Charles Barrett Elementary School is one of the seven international demonstration schools in the Washington, DC metropolitan area that partners with Kennedy Center's Changing Education Through the Arts (CETA) program. Our school's partnership with the John F. Kennedy Center for the Performing Arts, which began in 2012, helps teachers develop their expertise in integrating the arts with the teaching of other school subjects (such as history, language arts, and science). This focus on arts-integrated instruction is designed to help all students learn with greater motivation and ease. To that end, the Kennedy Center and the schools work together to develop, implement, and evaluate an in-depth staff development program of courses, workshops, coaching, and study groups.
The CETA program uses a comprehensive definition of arts integration as its foundation. This definition helps teachers, administrators, and teaching artists know exactly what arts integrations is and how it differs from teaching the arts or just using the arts in the classroom. Arts integration is an approach to teaching which students construct and demonstrate understanding through an art form. Students engage in a creative process which connects an art form and another subject area and meets evolving objectives in both.
Our resources and partnership with the Kennedy Center allows our staff to host courses at Charles Barrett, take field trips to the Kennedy Center to view performances, and visit other CETA schools to learn more about arts integration. We also host small performances for our students from members of the National Symphony Orchestra. From our relationship with the Kennedy Center, classes take field trips to the National Portrait Gallery where they use their arts integration strategies to read portraits, paintings and sculptures.
- Kennedy Center's CETA Program Website (click the Watch and Listen box to view a video)
- Kennedy Center's Definition of Arts Integration
- ArtsEdge: Arts Integration
Our sixth annual CETA Night was held on Thursday, October 27, 2016 from 6:30 to 8:00 p.m. We had an amazing turnout and the staff was able to showcase our amazingly effective arts strategies. We received great feedback from the community, parents and other CETA schools!

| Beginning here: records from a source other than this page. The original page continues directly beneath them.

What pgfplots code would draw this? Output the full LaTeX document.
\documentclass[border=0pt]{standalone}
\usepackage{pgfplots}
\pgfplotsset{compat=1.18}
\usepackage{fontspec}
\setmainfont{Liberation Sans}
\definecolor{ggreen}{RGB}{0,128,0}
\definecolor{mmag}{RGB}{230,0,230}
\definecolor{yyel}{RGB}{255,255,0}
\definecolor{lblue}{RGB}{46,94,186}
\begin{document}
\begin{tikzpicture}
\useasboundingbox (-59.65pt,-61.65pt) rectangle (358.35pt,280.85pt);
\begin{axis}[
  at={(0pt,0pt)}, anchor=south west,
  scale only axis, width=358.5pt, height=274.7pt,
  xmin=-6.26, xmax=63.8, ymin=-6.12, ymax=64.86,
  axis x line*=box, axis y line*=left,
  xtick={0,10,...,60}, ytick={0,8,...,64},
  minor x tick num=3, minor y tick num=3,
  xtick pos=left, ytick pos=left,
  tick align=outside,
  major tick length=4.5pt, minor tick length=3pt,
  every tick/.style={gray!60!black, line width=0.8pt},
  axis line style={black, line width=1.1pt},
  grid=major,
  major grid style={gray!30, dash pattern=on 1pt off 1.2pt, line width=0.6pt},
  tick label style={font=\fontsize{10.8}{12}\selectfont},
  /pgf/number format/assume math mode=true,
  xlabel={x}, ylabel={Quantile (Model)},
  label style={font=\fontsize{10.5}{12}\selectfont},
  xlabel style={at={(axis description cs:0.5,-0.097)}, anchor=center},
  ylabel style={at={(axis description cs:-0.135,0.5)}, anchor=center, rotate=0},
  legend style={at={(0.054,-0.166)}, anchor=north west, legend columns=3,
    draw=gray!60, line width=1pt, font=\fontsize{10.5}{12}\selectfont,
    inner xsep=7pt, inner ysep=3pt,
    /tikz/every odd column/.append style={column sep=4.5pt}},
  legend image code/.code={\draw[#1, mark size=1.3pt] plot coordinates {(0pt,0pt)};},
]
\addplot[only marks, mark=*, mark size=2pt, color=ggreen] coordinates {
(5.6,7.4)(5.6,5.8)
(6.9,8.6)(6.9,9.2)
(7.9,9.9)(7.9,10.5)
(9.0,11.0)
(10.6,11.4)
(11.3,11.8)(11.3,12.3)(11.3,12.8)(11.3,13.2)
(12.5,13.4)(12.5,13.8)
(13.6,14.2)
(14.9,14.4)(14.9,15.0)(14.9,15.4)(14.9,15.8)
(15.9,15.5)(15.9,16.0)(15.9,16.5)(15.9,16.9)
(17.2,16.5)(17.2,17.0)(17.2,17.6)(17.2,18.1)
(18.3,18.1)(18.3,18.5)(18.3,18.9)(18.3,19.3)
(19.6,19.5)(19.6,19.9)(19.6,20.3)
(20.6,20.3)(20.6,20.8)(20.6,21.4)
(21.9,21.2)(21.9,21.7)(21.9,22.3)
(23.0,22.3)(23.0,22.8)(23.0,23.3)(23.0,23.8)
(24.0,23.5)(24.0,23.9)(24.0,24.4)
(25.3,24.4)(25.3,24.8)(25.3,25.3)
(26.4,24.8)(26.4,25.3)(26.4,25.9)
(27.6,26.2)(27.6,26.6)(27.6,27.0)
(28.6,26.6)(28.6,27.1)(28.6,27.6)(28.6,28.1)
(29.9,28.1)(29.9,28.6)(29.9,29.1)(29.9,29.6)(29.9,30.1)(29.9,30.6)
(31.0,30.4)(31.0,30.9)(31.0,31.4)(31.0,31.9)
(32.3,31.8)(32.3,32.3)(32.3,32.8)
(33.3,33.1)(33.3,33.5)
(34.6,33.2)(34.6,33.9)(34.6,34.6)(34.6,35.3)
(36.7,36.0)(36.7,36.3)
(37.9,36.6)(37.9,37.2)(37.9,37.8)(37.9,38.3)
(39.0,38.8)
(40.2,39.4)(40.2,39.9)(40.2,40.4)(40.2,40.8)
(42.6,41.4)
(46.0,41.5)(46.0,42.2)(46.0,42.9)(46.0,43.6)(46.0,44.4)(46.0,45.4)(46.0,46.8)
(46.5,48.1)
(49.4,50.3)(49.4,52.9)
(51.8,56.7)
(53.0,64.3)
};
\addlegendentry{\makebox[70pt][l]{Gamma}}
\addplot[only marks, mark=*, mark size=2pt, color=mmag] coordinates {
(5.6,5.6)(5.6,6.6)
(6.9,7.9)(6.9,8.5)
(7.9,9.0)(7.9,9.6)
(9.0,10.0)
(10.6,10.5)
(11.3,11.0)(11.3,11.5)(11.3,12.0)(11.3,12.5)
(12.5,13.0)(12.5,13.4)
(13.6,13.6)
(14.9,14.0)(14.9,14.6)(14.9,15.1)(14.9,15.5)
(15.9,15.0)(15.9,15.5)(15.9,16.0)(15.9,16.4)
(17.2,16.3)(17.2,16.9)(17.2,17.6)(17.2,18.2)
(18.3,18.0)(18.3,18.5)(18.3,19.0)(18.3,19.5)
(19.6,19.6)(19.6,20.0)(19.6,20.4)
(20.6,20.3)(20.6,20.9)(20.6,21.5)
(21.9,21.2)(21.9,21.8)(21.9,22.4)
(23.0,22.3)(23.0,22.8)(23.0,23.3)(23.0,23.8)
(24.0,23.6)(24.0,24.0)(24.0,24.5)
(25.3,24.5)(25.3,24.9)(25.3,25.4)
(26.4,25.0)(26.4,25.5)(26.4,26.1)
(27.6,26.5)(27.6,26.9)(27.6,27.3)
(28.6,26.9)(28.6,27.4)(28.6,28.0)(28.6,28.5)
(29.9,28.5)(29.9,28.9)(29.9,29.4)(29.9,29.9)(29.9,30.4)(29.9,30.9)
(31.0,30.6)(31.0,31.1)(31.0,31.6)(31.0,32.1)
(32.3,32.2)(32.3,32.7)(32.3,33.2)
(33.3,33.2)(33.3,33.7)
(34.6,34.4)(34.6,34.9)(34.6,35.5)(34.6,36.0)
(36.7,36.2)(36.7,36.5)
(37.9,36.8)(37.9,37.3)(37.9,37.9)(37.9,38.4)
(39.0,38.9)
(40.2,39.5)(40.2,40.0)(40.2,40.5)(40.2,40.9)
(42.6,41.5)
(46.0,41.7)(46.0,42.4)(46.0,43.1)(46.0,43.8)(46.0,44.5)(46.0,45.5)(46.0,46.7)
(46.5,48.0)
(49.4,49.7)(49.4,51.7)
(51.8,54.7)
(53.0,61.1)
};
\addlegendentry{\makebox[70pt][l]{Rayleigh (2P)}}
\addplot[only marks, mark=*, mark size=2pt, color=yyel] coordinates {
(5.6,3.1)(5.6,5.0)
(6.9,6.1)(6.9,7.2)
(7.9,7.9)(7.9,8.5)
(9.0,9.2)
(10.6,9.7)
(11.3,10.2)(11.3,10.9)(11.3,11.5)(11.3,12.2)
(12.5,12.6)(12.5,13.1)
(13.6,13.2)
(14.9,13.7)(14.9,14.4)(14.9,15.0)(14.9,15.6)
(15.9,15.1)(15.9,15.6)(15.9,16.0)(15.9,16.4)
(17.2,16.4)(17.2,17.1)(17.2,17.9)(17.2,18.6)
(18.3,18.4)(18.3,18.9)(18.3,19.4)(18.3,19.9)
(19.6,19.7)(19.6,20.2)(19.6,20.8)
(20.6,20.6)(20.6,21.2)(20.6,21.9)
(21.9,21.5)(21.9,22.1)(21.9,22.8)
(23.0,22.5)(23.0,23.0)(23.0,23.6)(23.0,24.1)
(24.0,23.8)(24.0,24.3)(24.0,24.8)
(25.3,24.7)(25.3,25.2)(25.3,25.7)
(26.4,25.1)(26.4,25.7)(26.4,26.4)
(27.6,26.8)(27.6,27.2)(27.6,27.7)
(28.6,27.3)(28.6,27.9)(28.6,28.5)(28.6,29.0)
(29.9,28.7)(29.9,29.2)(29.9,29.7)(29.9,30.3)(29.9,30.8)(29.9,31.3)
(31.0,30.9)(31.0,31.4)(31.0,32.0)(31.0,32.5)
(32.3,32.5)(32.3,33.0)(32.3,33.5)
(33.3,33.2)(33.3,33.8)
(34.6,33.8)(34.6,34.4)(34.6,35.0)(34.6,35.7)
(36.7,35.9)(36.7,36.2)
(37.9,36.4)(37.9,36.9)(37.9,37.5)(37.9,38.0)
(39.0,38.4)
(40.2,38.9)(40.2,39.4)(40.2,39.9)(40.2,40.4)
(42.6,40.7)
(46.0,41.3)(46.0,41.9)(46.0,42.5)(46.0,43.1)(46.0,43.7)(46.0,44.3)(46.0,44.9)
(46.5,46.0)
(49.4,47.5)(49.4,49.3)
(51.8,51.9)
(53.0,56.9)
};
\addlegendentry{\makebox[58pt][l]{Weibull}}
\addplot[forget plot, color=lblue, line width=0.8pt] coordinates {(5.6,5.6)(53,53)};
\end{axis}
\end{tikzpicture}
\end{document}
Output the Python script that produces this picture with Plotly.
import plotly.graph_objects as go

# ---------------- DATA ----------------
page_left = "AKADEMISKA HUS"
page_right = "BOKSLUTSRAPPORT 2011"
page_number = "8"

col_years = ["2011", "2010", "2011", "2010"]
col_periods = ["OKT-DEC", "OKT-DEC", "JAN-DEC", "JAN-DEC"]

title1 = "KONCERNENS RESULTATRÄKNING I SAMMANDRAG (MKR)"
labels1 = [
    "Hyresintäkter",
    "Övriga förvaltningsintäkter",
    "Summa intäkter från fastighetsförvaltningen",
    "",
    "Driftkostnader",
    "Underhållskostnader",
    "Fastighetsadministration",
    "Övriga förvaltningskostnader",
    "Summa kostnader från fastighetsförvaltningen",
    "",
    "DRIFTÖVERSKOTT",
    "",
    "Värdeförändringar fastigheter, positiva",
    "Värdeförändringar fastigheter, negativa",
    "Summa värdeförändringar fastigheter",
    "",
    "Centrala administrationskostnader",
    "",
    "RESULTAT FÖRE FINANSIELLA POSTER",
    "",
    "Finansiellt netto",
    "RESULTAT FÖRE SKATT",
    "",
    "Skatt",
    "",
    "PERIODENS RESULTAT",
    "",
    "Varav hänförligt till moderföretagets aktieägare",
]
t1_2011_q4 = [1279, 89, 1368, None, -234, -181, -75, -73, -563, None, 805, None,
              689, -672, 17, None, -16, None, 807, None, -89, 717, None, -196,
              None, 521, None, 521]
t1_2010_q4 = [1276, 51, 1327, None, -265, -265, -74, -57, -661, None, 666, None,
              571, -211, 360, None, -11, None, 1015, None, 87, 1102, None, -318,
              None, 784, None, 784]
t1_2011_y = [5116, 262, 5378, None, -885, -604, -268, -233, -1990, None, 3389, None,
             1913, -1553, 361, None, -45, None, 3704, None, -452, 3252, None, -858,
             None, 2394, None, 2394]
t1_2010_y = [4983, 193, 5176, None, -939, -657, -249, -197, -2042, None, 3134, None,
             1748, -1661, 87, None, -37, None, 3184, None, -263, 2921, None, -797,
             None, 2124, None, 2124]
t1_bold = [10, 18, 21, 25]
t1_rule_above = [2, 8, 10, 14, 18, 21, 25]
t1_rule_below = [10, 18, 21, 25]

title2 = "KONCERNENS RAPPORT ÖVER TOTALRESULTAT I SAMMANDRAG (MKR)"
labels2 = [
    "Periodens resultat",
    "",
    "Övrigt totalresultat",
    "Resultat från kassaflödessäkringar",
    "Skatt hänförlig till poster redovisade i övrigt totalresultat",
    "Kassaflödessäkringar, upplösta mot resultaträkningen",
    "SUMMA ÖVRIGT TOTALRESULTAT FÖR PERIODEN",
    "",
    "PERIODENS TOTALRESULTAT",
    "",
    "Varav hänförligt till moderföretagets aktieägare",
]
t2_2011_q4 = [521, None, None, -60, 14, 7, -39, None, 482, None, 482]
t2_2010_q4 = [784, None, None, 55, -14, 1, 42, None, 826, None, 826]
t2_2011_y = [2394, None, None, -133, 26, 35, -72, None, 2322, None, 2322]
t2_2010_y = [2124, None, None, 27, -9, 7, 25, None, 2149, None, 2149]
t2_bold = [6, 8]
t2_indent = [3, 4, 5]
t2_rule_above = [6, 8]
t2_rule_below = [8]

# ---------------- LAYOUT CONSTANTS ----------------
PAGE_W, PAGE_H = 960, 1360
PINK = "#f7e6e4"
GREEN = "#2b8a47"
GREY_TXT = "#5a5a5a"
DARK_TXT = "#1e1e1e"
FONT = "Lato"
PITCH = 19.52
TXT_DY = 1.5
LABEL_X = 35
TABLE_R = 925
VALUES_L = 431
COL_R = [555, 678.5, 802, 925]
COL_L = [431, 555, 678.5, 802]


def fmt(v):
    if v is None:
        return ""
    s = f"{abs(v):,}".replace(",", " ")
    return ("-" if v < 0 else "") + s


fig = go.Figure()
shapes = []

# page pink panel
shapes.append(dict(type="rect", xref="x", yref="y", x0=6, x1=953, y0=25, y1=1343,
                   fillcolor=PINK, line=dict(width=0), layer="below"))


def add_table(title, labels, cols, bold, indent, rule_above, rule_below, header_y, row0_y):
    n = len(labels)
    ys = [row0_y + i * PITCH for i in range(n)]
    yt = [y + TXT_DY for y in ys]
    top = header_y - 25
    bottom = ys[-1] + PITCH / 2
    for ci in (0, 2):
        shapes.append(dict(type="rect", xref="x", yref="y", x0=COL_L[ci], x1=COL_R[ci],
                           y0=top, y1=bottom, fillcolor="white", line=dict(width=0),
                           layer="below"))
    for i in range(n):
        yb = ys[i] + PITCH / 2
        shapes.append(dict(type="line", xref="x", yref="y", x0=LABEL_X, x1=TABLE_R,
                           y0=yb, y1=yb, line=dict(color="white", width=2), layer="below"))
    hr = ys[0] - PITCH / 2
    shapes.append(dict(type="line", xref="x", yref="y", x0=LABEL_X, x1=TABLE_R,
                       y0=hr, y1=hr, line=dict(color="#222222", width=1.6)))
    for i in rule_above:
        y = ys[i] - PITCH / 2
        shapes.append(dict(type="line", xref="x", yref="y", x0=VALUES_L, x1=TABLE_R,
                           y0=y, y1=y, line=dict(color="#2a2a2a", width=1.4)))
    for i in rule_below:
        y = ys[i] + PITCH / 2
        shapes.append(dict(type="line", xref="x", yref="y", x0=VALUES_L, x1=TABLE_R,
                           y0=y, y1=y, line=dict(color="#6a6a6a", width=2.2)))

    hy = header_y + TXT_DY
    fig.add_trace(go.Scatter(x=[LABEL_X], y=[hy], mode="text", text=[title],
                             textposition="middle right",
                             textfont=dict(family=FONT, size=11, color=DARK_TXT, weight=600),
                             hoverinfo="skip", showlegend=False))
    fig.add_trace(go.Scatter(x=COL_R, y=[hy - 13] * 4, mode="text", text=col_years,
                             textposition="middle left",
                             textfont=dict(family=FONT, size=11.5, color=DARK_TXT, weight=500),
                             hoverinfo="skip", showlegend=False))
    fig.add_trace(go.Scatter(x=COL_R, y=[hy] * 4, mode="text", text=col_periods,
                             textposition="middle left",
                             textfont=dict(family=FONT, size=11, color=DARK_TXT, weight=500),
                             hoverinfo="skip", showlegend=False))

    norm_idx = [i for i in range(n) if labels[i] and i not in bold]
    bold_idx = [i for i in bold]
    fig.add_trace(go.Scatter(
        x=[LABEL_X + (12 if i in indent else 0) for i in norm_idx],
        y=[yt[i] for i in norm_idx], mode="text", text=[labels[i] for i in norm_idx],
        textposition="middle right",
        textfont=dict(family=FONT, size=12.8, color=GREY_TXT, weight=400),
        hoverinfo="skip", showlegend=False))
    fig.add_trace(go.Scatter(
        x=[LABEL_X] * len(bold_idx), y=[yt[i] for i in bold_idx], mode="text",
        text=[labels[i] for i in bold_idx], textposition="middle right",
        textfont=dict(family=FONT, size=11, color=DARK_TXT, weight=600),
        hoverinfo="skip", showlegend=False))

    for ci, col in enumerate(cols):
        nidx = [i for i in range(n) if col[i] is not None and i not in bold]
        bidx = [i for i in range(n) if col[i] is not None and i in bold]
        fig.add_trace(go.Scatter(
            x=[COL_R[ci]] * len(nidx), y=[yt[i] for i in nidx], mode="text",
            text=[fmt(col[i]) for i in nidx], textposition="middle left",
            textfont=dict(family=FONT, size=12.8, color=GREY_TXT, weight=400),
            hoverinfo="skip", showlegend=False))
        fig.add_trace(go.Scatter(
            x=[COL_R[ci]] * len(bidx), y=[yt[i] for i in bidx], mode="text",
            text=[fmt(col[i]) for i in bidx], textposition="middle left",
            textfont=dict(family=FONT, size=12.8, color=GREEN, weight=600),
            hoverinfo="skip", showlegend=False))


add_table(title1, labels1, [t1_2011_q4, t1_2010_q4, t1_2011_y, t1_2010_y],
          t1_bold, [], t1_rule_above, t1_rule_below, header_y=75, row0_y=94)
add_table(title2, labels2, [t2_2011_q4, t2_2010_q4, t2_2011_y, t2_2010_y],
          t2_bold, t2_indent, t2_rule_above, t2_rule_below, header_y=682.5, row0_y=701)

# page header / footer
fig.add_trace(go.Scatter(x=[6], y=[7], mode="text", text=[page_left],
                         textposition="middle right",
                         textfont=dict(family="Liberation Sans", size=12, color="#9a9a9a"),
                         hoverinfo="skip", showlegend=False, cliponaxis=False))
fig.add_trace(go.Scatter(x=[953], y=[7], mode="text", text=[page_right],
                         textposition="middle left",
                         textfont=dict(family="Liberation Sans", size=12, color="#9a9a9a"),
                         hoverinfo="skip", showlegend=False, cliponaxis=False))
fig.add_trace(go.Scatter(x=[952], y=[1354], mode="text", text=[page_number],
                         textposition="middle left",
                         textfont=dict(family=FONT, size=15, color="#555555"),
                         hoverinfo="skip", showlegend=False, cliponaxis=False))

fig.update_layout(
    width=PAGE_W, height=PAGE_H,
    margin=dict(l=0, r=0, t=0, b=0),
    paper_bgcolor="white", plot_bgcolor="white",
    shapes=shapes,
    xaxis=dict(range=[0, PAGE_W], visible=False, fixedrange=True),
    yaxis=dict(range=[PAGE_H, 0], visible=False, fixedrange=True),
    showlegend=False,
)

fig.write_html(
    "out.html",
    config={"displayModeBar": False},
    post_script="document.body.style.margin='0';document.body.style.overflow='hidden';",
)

Hardworking Staff and Students
The staff at Charles Barrett Elementary has made "CETA" and its arts integration strategies a daily school-wide routine. More than 75% of our staff has earned a 'Certificate of Study' from the Kennedy Center and all staff currently participate in CETA courses offered in the area. Our students and teachers enjoy the arts integration strategies and it has made our building environment positive and cohesive.
Comments from Students:
"I like to move my body to make lines and shapes. I can make patterns with my body too! It is fun and I learn a lot with my friends. I have learned to control my body and voice. This helps me." — kindergarten student
"I like CETA because it is fun. I can do tableau and sign the contract and it is a fun way to learn in school." — first grade student
"It's fun and even though I knew some stuff from before, I still forget some stuff. So I learn it again and learn even more. I like making groups and tableaus because its a little fun." — second grade student
"The thing I like most about CETA is tableau. You get to make a picture with your body. And you get to do this with your friends. You tell a story without words." — third grade student
"I like it because it helps me learn how to cooperate with other kids." — fourth grade student
"It's makes me feel calmer before we start lessons. I feel more balanced and ready. It helps me remember what we're learning on a deeper level." — fifth grade student
Charles Barrett Teacher's Memorable CETA Moments:
"The CETA Partnership with the Kennedy Center has enriched my teaching and my students' learning in numerous ways. Prior to introducing CETA as a teaching and learning strategy, I felt that I was only reaching a small percentage of my students. The CETA strategies have also helped my students in ways that are not measured academically."
"We observed artwork during math, by Kandinsky, to describe different geometric shapes and attributes. It was wonderful to see students who are generally hesitant to participate openly sharing their observations with confidence and conviction. CETA strategies like this one provide students with a forum to express themselves without fear of failure."
"I used the structure of Pass the Painting to do multiple activities where kids "Pass the circle", the "geometric painting" or the "Function." Then the students in pairs solve the problem, discuss and name the parts of a circle, or define shapes, moods, and colors they see. This has helped increase students vocabulary acquisition immensely."
"The CETA Moving Through Patterns unit was a powerful, engaging, kinesthetic way to introduce the concept of repeating patterns. The children loved being a conductor or part of the orchestra extending and creating their own repeating patterns using their bodies and their voices. All students were successful and engaged in the learning process, could demonstrate their understanding, and shared their experience with their families."